O recurso às armas em brigas e conflitos nestes tempos de agravamento da violência na sociedade chega à escola. Segundo a literatura internacional sobre o tema, levar uma arma para a escola pode ser símbolo de impor respeito, proteger-se e defender-se. A arma é um forte símbolo de poder, com marcas de gênero para demonstrar a masculinidade. Neste sentido, 14,9% dos diretores dizem que “alunos frequentaram a escola portando armas brancas”, proporção que se eleva a 32,6% no Distrito Federal, 25,3% no Amapá e 24,3% em Goiás.
Com relação às armas de fogo, 2,3% dos diretores asseguram que “alunos frequentaram a escola portando armas de fogo”, alcançando 3,7% no Amapá, 3,5% em Sergipe e 3,4% em Goiás. A segurança das escolas envolve fatores de risco e proteção tanto internos como externos e é importante conhecer “como se dá o controle de pessoas estranhas à escola”. No Brasil, a maior parte dos avaliadores considera que o controle é bom (75,9%), no entanto há 3,6% que dizem ser ruim e 2,5% inexistente, o que pode, além de causar insegurança, dar oportunidade para que aconteçam massacres como o de Suzano (1) .

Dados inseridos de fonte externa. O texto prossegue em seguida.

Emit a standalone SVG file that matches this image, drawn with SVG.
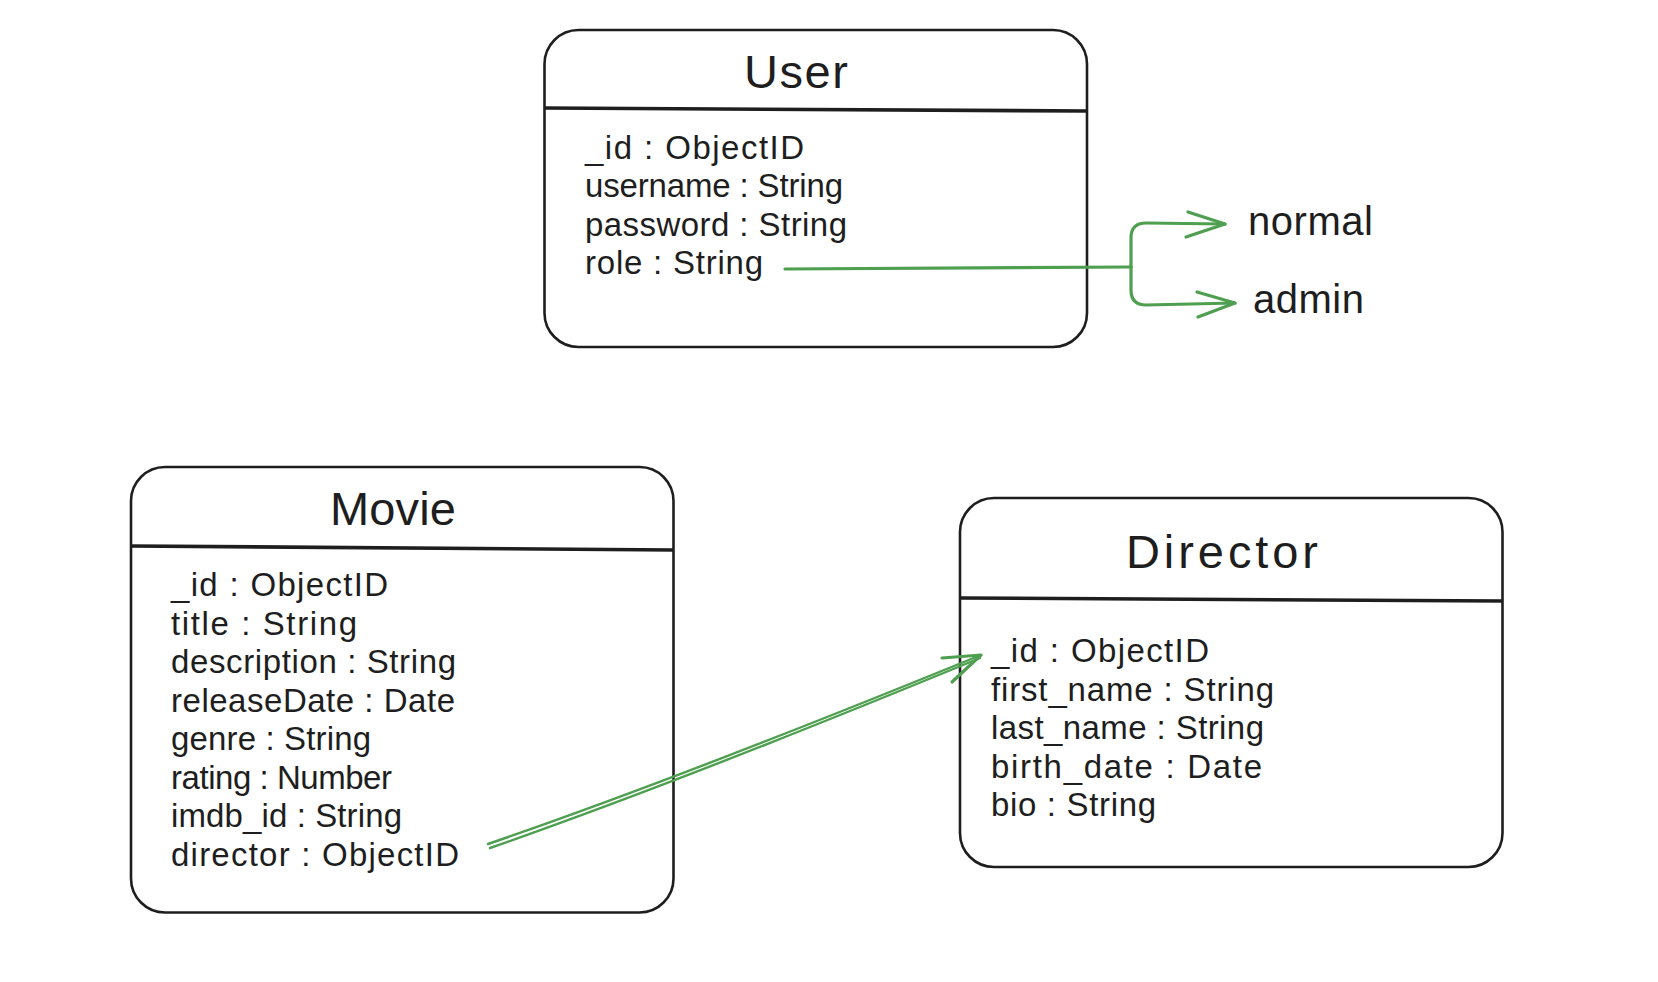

Outro fator importante para que todos se sintam seguros na escola é a iluminação, para que se possa entrar e sair com mais segurança. 43,1% dos avaliadores dizem que “a iluminação do lado de fora da escola” é boa, 30,4% regular, 16, 8% ruim e 7,4% inexistente. Há muitos fatores que contribuem para que uma escola seja mais ou menos violenta. No entanto, há que reiterar a necessidade de políticas públicas no nível dos Estados e Municípios sobre o tema. A melhoria do clima escolar e das relações sociais tem impacto direto não somente na vida, na morte e na percepção do que é positivo e negativo, mas também no ensino-aprendizagem, na repetência, na evasão e principalmente na possibilidade de a escola voltar a ser um local de prazer e aprendizagem.

1. Ataque ocorrido em março de 2019 na cidade de Suzano, no interior de São Paulo. Dois ex-alunos abriram fogo à Escola Estadual Professor Raul Brasil, deixando cerca de 10 vítimas fatais, incluindo dois autores e 11 feridas.